I just couldn't help myself because it's sulfate-free and my hair, I've discovered, loves sulfate-free shampoos. I still texlax my hair so this is still a really good purchase for me. 

I need to rid myself of the Affirm sulfate neutralizing shampoo I'm currently using. I'm sure my sister would have no objections taking it off my hands.


----------



## Babygrowth (Jan 26, 2013)

SSI okra reconstructor

Hibiscus tea, marshmallow root tea, and horsetail


----------



## EnExitStageLeft (Jan 26, 2013)

So I just walked in the house and I seen that Soultanicals was having a sale and then I seen curlmart had the free shipping get up. So here is my dilemma ....2 Detangling Slips from Soultanicals or The Jesscurl DC from Curlmart ****DECISIONS DECISIONS! 

You know I just realized I don't need either  I think I'll get something from curl junkie instead . 

..............................Nahhhhhhhhhh....I'm getting the detangling slips (make that 5)....I'S STOCKIN'!


----------



## Babygrowth (Jan 26, 2013)

EnExitStageLeft said:


> So I just walked in the house and I seen that Soultanicals was having a sale and then I seen curlmart had the free shipping get up.
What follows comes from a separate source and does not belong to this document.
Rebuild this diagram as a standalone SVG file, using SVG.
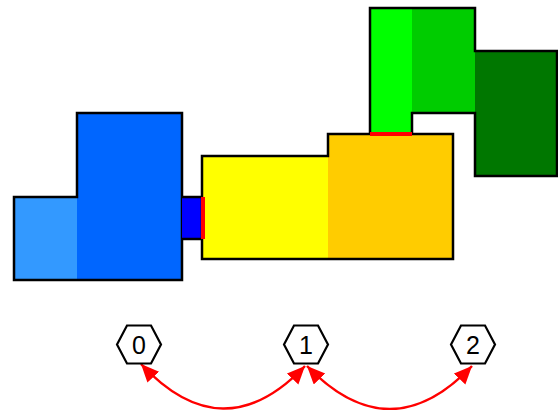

So here is my dilemma ....2 Detangling Slips from Soultanicals or The Jesscurl DC from Curlmart ****DECISIONS DECISIONS!
> 
> You know I just realized I don't need either  I think I'll get something from curl junkie instead .
> 
> ..............................Nahhhhhhhhhh....I'm getting the detangling slips (make that 5)....I'S STOCKIN'!



Lol! You are too funny!


----------



## EnExitStageLeft (Jan 26, 2013)

@Babygrowth....I didn't even get them. I was on the Pay Now page and looked at my stash and realized.The thing is OUT OF CONTROL! My SO went and bought me another plastic drawer yesterday. He said and I quote....."I love you and all, but that dresser there <*points to dresser> IS MINE! He then hands me the drawer and walks out shaking his head. Thing is he came back three minutes later and asked when I was going back to TJ Maxx because he's out of his Giovanni Shampoo and Condish...Apparently its his "staple" lol....


----------



## Babygrowth (Jan 26, 2013)

EnExitStageLeft said:


> @Babygrowth....I didn't even get them. I was on the Pay Now page and looked at my stash and realized.The thing is OUT OF CONTROL! My SO went and bought me another plastic drawer yesterday. He said and I quote....."I love you and all, but that dresser there <*points to dresser> IS MINE! He then hands me the drawer and walks out shaking his head. Thing is he came back three minutes later and asked when I was going back to TJ Maxx because he's out of his Giovanni Shampoo and Condish...Apparently its his "staple" lol....



   the nerve of him!!! ROTFL! I commend you on your self control!


----------



## Coffee (Jan 26, 2013)

Sigh......from NaturalleGrow, I ordered the following:

Lemon & Mint Detox Hair Cleansing Conditioner

HEALTHY STRANDS -moisturizing cleansing cream

Orange & Hibiscus Deep Conditioning Treatment

NaturelleGrow Soft N Silky Leave-In detangling conditioner/curl cream/Hair Softner


----------



## cutenss (Jan 26, 2013)

Aggie, yea, this is not the place to be, if you want to keep a few dimes in your pocket   But I am excited about the shampoo.  I have never used it, but I have heard rave reviews.  Have you ever used it?  And the free shipping oke: at a sista does not help   But I can say that I have enough of my ORS Creamy Aloe for one wash, and about 1/4 bottle of Kinky Curly Come Clean to justify my purchase


----------



## Coffee (Jan 26, 2013)

EnExitStageLeft, ya'll have finally broken me down on ordering from Soultanticals....... So what is this sale you speak of? I already have my basket ready, just need to know bout the sale .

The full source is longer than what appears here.